Rule #7: He must be a good worker.

I am reminded of a cartoon I read recently. An employee walks up to the desk of a co-worker hard at work. She said, "Why are you working so hard? Don't you know that the boss is out today?" The co-worker responds, "No, I thought he was in the office. In that case, let's go shopping."

Our work ethic says much about who we really are. In recent years, many have entered the real estate industry thinking the career will lead to easy money to get rich quick. Though this has been a great market for real estate sales, typically those who attain great success are hard workers. They are self-starters, highly motivated individuals. But, let's look beyond the personal gain that comes from hard work. Being a good worker is an integral part of possessing integrity and character. Being of good character means doing the right thing when no one is watching.

Rule #8: He must keep himself clean in thought, speech, action, and personal habits.

The first quote that comes to mind is, "As a man thinks, so is he." Our thoughts determine who we really are. What do we feed our brain? Our mental condition determines our actions. Garbage in, garbage out. Quality information in, desirable quality out.

Recently I instructed a designation course for approximately one hundred participants. That afternoon in the parking lot, I noticed a vehicle with the dirtiest, most offensive bumper sticker that you can imagine. On the car doors, he proudly displayed his real estate company signs. What a terrible reflection he places on our industry. I am embarrassed that he is a part of our profession.

We must recognize that there are no neutral actions. Every single thing we do or say has a positive or negative impact.

Rule #9: He must respect women, parents, and his nation's laws.

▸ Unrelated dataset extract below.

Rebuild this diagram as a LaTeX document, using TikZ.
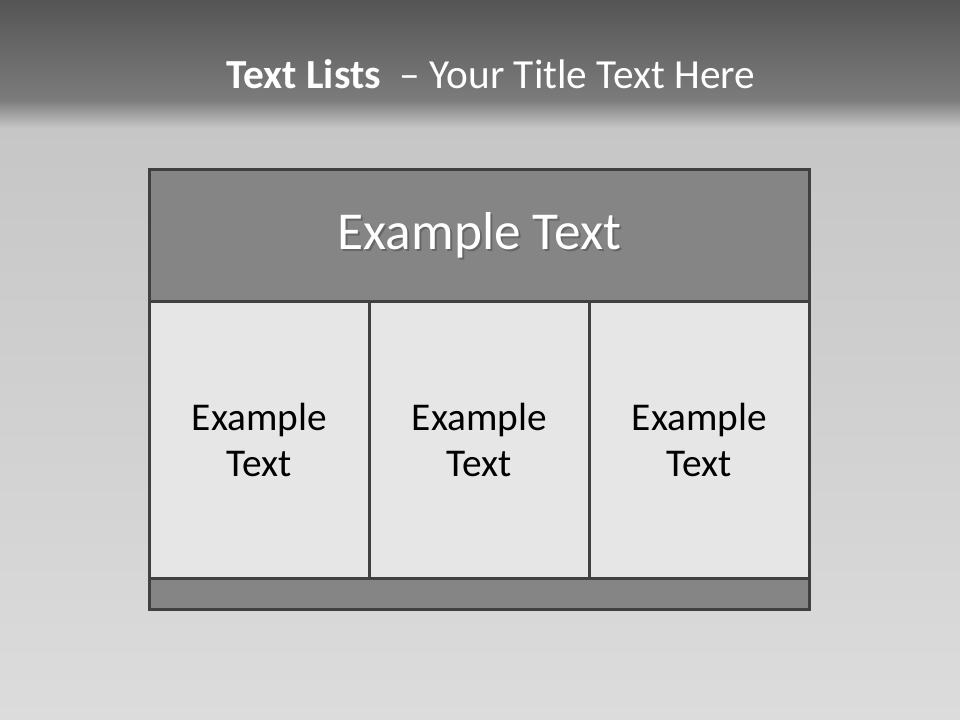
\documentclass[tikz,border=0pt]{standalone}
\usepackage{fontspec}
\setmainfont{Carlito}
\usepackage{tikz}
\usepackage{xcolor}

\definecolor{bandtop}{HTML}{555555}
\definecolor{bandlow}{HTML}{7C7C7C}
\definecolor{backhi}{HTML}{C6C6C6}
\definecolor{backlow}{HTML}{DCDCDC}
\definecolor{headgray}{HTML}{858585}
\definecolor{cellgray}{HTML}{E6E6E6}
\definecolor{rulegray}{HTML}{404040}

\begin{document}
\begin{tikzpicture}[x=0.75pt,y=-0.75pt,
  cellbox/.style={draw=rulegray, line width=2.2pt, fill=cellgray, minimum width=220*0.75pt,
    minimum height=277*0.75pt, inner sep=0pt, anchor=north west, align=center,
    font=\fontsize{29.5}{34}\selectfont, text=black},
  barbox/.style={draw=rulegray, line width=2.2pt, fill=headgray, inner sep=0pt,
    minimum width=660*0.75pt, anchor=north west}]
  % background
  \useasboundingbox (0,0) rectangle (960,720);
  \shade[top color=backhi, bottom color=backlow] (0,125) rectangle (960,720);
  \shade[top color=bandlow, bottom color=backhi] (0,100) rectangle (960,128);
  \shade[top color=bandtop, bottom color=bandlow] (0,0) rectangle (960,101);
  % title
  \node[text=white, font=\fontsize{31}{35}\selectfont] (title) at (491,74)
    {\textbf{Text Lists}\ \ -- Your Title Text Here};
  % header bar
  \node[barbox, minimum height=132*0.75pt] (head) at (148,168) {};
  \node[text=black!60, font=\fontsize{40}{44}\selectfont] (headshadow) at ([xshift=1.5pt,yshift=-1.5pt]head.center) {Example Text};
  \node[text=white, font=\fontsize{40}{44}\selectfont] (headtext) at (head.center) {Example Text};
  % columns
  \node[cellbox] (colA) at (148,300) {Example\\Text};
  \node[cellbox] (colB) at (368,300) {Example\\Text};
  \node[cellbox] (colC) at (588,300) {Example\\Text};
  % footer bar
  \node[barbox, minimum height=31*0.75pt] (foot) at (148,577) {};
\end{tikzpicture}
\end{document}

Respect is paramount for successful relationships and communication. I think Blaine Lee says it very well when he said, "When people honor each other, there is a trust established that leads to synergy, interdependence, and deep respect. Both parties make decisions and choices based on what is right, what is best, what is valued most highly."

Rule #10: The Cowboy is a patriot.

A patriot is one who loves his country, and zealously supports its authority and interests. I believe it is important today to respect those who are in authority. We need to teach our children the importance of authority and the respect thereof. We do a terrible disservice to our children and their children, when we place value on their self-esteem, or allow their self-indulgence to occur, at the expense of respect for authority. Our schools would be able to teach more, if there was less disrespect for authority and if discipline wasn't such an issue. There is less crime among those who are instilled with respect for authority. We need to be proponents and supporters of our great country, its authority and interests. Only then can we be a part of what makes and keeps it the best place on earth to live.

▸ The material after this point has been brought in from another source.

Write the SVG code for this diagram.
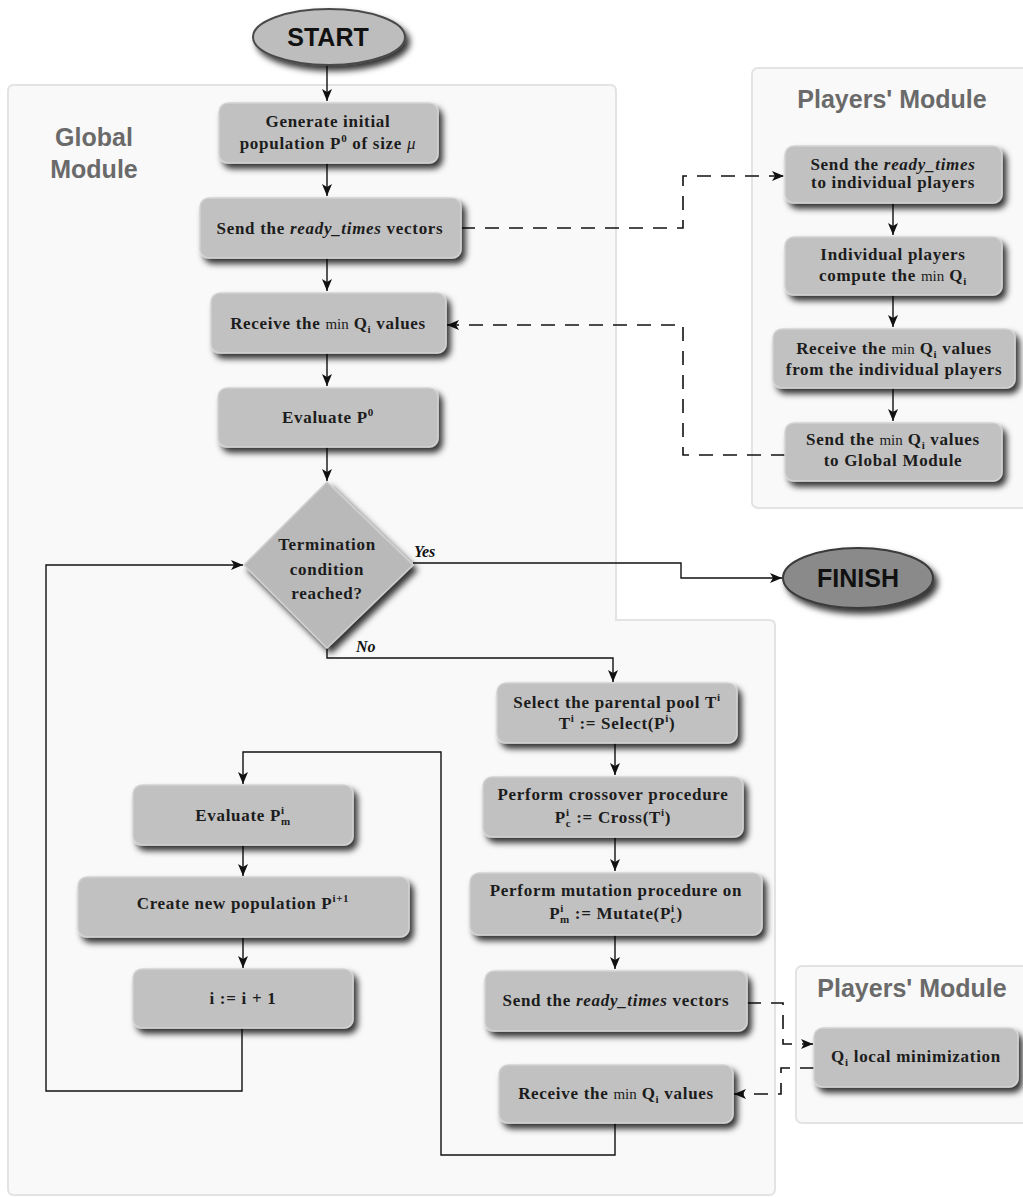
<svg xmlns="http://www.w3.org/2000/svg" width="1023" height="1197" viewBox="0 0 1023 1197">
<defs>
<style>
.panel{fill:#f9f9f9;stroke:#e3e3e3;stroke-width:2}
.box{fill:#c1c1c1;stroke:#d2d2d2;stroke-width:1.5;filter:url(#sh)}
.t{font-family:"Liberation Serif","Times New Roman",serif;font-weight:bold;font-size:17px;letter-spacing:0.7px;fill:#1c1c1c;text-anchor:middle}
.mod{font-family:"Liberation Sans",Arial,sans-serif;font-weight:bold;font-size:25px;fill:#6a6a6a;text-anchor:middle}
.term{font-family:"Liberation Sans",Arial,sans-serif;font-weight:bold;font-size:25px;fill:#111;text-anchor:middle}
.lbl{font-family:"Liberation Serif","Times New Roman",serif;font-weight:bold;font-style:italic;font-size:16px;fill:#111}
.ln{fill:none;stroke:#111;stroke-width:1.4}
.dash{fill:none;stroke:#111;stroke-width:1.6;stroke-dasharray:14 10}
.arr{marker-end:url(#ah)}
.sup{font-size:11px}
.mn{font-weight:normal;font-size:15px;letter-spacing:0}
.it{font-style:italic}
</style>
<filter id="sh" x="-15%" y="-30%" width="135%" height="170%">
<feGaussianBlur in="SourceAlpha" stdDeviation="3"/>
<feOffset dx="4" dy="5" result="b"/>
<feFlood flood-color="#000" flood-opacity="0.8"/>
<feComposite in2="b" operator="in"/>
<feMerge><feMergeNode/><feMergeNode in="SourceGraphic"/></feMerge>
</filter>
<marker id="ah" markerUnits="userSpaceOnUse" markerWidth="14" markerHeight="12" refX="12" refY="5" orient="auto">
<path d="M0,0 L12,5 L0,10 L3,5 Z" fill="#111"/>
</marker>
</defs>
<rect width="1023" height="1197" fill="#fff"/>

<g id="panels">
<path class="panel" d="M14,85 H610 Q616,85 616,91 V620 H769 Q775,620 775,626 V1189 Q775,1195 769,1195 H14 Q8,1195 8,1189 V91 Q8,85 14,85 Z"/>
<rect class="panel" x="752" y="68" width="290" height="440" rx="6"/>
<rect class="panel" x="796" y="966" width="250" height="157" rx="6"/>
<text class="mod" x="94" y="146">Global</text>
<text class="mod" x="94" y="178">Module</text>
<text class="mod" x="892" y="108">Players' Module</text>
<text class="mod" x="912" y="997">Players' Module</text>
</g>

<g id="connectors">
<path class="ln arr" d="M327,65 V101"/>
<path class="ln arr" d="M327,163 V196"/>
<path class="ln arr" d="M327,258 V291"/>
<path class="ln arr" d="M327,353 V386"/>
<path class="ln arr" d="M327,447 V481"/>
<path class="dash arr" d="M461,228 H683 V176 H784"/>
<path class="ln arr" d="M893,203 V235"/>
<path class="ln arr" d="M893,295 V327"/>
<path class="ln arr" d="M893,388 V421"/>
<path class="dash arr" d="M785,455 H683 V325 H447"/>
<path class="ln arr" d="M413,563 H681 V578 H782"/>
<path class="ln arr" d="M327,648 V658 H613 V682"/>
<path class="ln arr" d="M615,743 V775"/>
<path class="ln arr" d="M615,837 V871"/>
<path class="ln arr" d="M615,935 V969"/>
<path class="dash arr" d="M747,1003 H783 V1044 H813"/>
<path class="dash arr" d="M814,1068 H781 V1094 H734"/>
<path class="ln arr" d="M615,1123 V1155 H441 V752 H243 V784"/>
<path class="ln arr" d="M243,845 V876"/>
<path class="ln arr" d="M243,937 V968"/>
<path class="ln arr" d="M242,1028 V1091 H46 V565 H243"/>
<text class="lbl" x="414" y="557">Yes</text>
<text class="lbl" x="356" y="652">No</text>
</g>

<g id="start">
<ellipse cx="329" cy="37" rx="76" ry="28" fill="#bdbdbd" stroke="#4a4a4a" stroke-width="2" filter="url(#sh)"/>
<text class="term" x="328" y="46">START</text>
</g>

<g id="finish">
<ellipse cx="858" cy="578" rx="75" ry="30" fill="#8a8a8a" stroke="#3a3a3a" stroke-width="2" filter="url(#sh)"/>
<text class="term" x="858" y="587">FINISH</text>
</g>

<g id="generate">
<rect class="box" x="219" y="103" width="219" height="60" rx="9"/>
<text class="t" x="328" y="127">Generate initial</text>
<text class="t" x="328" y="149">population P<tspan class="sup" dy="-7">0</tspan><tspan dy="7"> of size </tspan><tspan class="it" font-weight="normal">μ</tspan></text>
</g>

<g id="send1">
<rect class="box" x="200" y="198" width="261" height="60" rx="9"/>
<text class="t" x="330" y="234">Send the <tspan class="it">ready_times</tspan> vectors</text>
</g>

<g id="receive1">
<rect class="box" x="211" y="293" width="235" height="60" rx="9"/>
<text class="t" x="328" y="329">Receive the <tspan class="mn">min</tspan> Q<tspan class="sup" dy="4">i</tspan><tspan dy="-4"> values</tspan></text>
</g>

<g id="evaluate0">
<rect class="box" x="218" y="388" width="220" height="59" rx="9"/>
<text class="t" x="328" y="423">Evaluate P<tspan class="sup" dy="-7">0</tspan></text>
</g>

<g id="termination">
<path d="M327,482 L413,565 L327,648 L244,565 Z" fill="#b9b9b9" stroke="#cfcfcf" stroke-width="1.5" filter="url(#sh)"/>
<text class="t" x="327" y="550">Termination</text>
<text class="t" x="327" y="575">condition</text>
<text class="t" x="327" y="599">reached?</text>
</g>

<g id="p-send">
<rect class="box" x="785" y="146" width="217" height="57" rx="9"/>
<text class="t" x="893" y="170">Send the <tspan class="it">ready_times</tspan></text>
<text class="t" x="893" y="188">to individual players</text>
</g>

<g id="p-compute">
<rect class="box" x="785" y="237" width="217" height="58" rx="9"/>
<text class="t" x="893" y="260">Individual players</text>
<text class="t" x="893" y="281">compute the <tspan class="mn">min</tspan> Q<tspan class="sup" dy="4">i</tspan></text>
</g>

<g id="p-receive">
<rect class="box" x="773" y="329" width="242" height="59" rx="9"/>
<text class="t" x="894" y="354">Receive the <tspan class="mn">min</tspan> Q<tspan class="sup" dy="4">i</tspan><tspan dy="-4"> values</tspan></text>
<text class="t" x="894" y="375">from the individual players</text>
</g>

<g id="p-send-min">
<rect class="box" x="785" y="423" width="217" height="58" rx="9"/>
<text class="t" x="893" y="445">Send the <tspan class="mn">min</tspan> Q<tspan class="sup" dy="4">i</tspan><tspan dy="-4"> values</tspan></text>
<text class="t" x="893" y="466">to Global Module</text>
</g>

<g id="select">
<rect class="box" x="497" y="683" width="240" height="60" rx="9"/>
<text class="t" x="617" y="708">Select the parental pool T<tspan class="sup" dy="-7">i</tspan></text>
<text class="t" x="617" y="729">T<tspan class="sup" dy="-7">i</tspan><tspan dy="7">  :=  Select(P</tspan><tspan class="sup" dy="-7">i</tspan><tspan dy="7">)</tspan></text>
</g>

<g id="crossover">
<rect class="box" x="483" y="777" width="260" height="60" rx="9"/>
<text class="t" x="613" y="800">Perform crossover procedure</text>
<text class="t" x="613" y="823">P<tspan class="sup" dy="-7">i</tspan><tspan class="sup" dx="-4" dy="11">c</tspan><tspan dy="-4"> := Cross(T</tspan><tspan class="sup" dy="-7">i</tspan><tspan dy="7">)</tspan></text>
</g>

<g id="mutation">
<rect class="box" x="470" y="873" width="292" height="62" rx="9"/>
<text class="t" x="616" y="896">Perform mutation procedure on</text>
<text class="t" x="616" y="919">P<tspan class="sup" dy="-7">i</tspan><tspan class="sup" dx="-4" dy="11">m</tspan><tspan dy="-4"> := Mutate(P</tspan><tspan class="sup" dy="-7">i</tspan><tspan class="sup" dx="-4" dy="11">c</tspan><tspan dy="-4">)</tspan></text>
</g>

<g id="send2">
<rect class="box" x="485" y="971" width="262" height="60" rx="9"/>
<text class="t" x="616" y="1006">Send the <tspan class="it">ready_times</tspan> vectors</text>
</g>

<g id="receive2">
<rect class="box" x="499" y="1065" width="234" height="58" rx="9"/>
<text class="t" x="616" y="1099">Receive the <tspan class="mn">min</tspan> Q<tspan class="sup" dy="4">i</tspan><tspan dy="-4"> values</tspan></text>
</g>

<g id="local-min">
<rect class="box" x="814" y="1028" width="204" height="59" rx="9"/>
<text class="t" x="916" y="1062">Q<tspan class="sup" dy="4">i</tspan><tspan dy="-4"> local minimization</tspan></text>
</g>

<g id="evaluate-m">
<rect class="box" x="133" y="785" width="220" height="60" rx="9"/>
<text class="t" x="243" y="821">Evaluate P<tspan class="sup" dy="-7">i</tspan><tspan class="sup" dx="-4" dy="11">m</tspan></text>
</g>

<g id="create">
<rect class="box" x="78" y="877" width="331" height="60" rx="9"/>
<text class="t" x="243" y="909">Create new population P<tspan class="sup" dy="-7">i+1</tspan></text>
</g>

<g id="increment">
<rect class="box" x="133" y="969" width="220" height="59" rx="9"/>
<text class="t" x="243" y="1004">i := i + 1</text>
</g>
</svg>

The Cowboy Code is full of relevant information and great decision making tools for today. None of us are perfect and we all struggle sometimes with difficult decisions and ethical issues. Many times, it is not easy to make the right decisions. Therefore, it is good for me, and I hope for you, to be reminded of the characteristics involved in becoming and being a trusted and respected person of integrity. It is my hope that you are inspired by the old rules from 1939. Regardless, it is now time for me to put on my boots and cowgirl hat, climb on my horse (yes, it is a white horse) and ride off into the sunset. So long, from Cowboyland...YeeHah!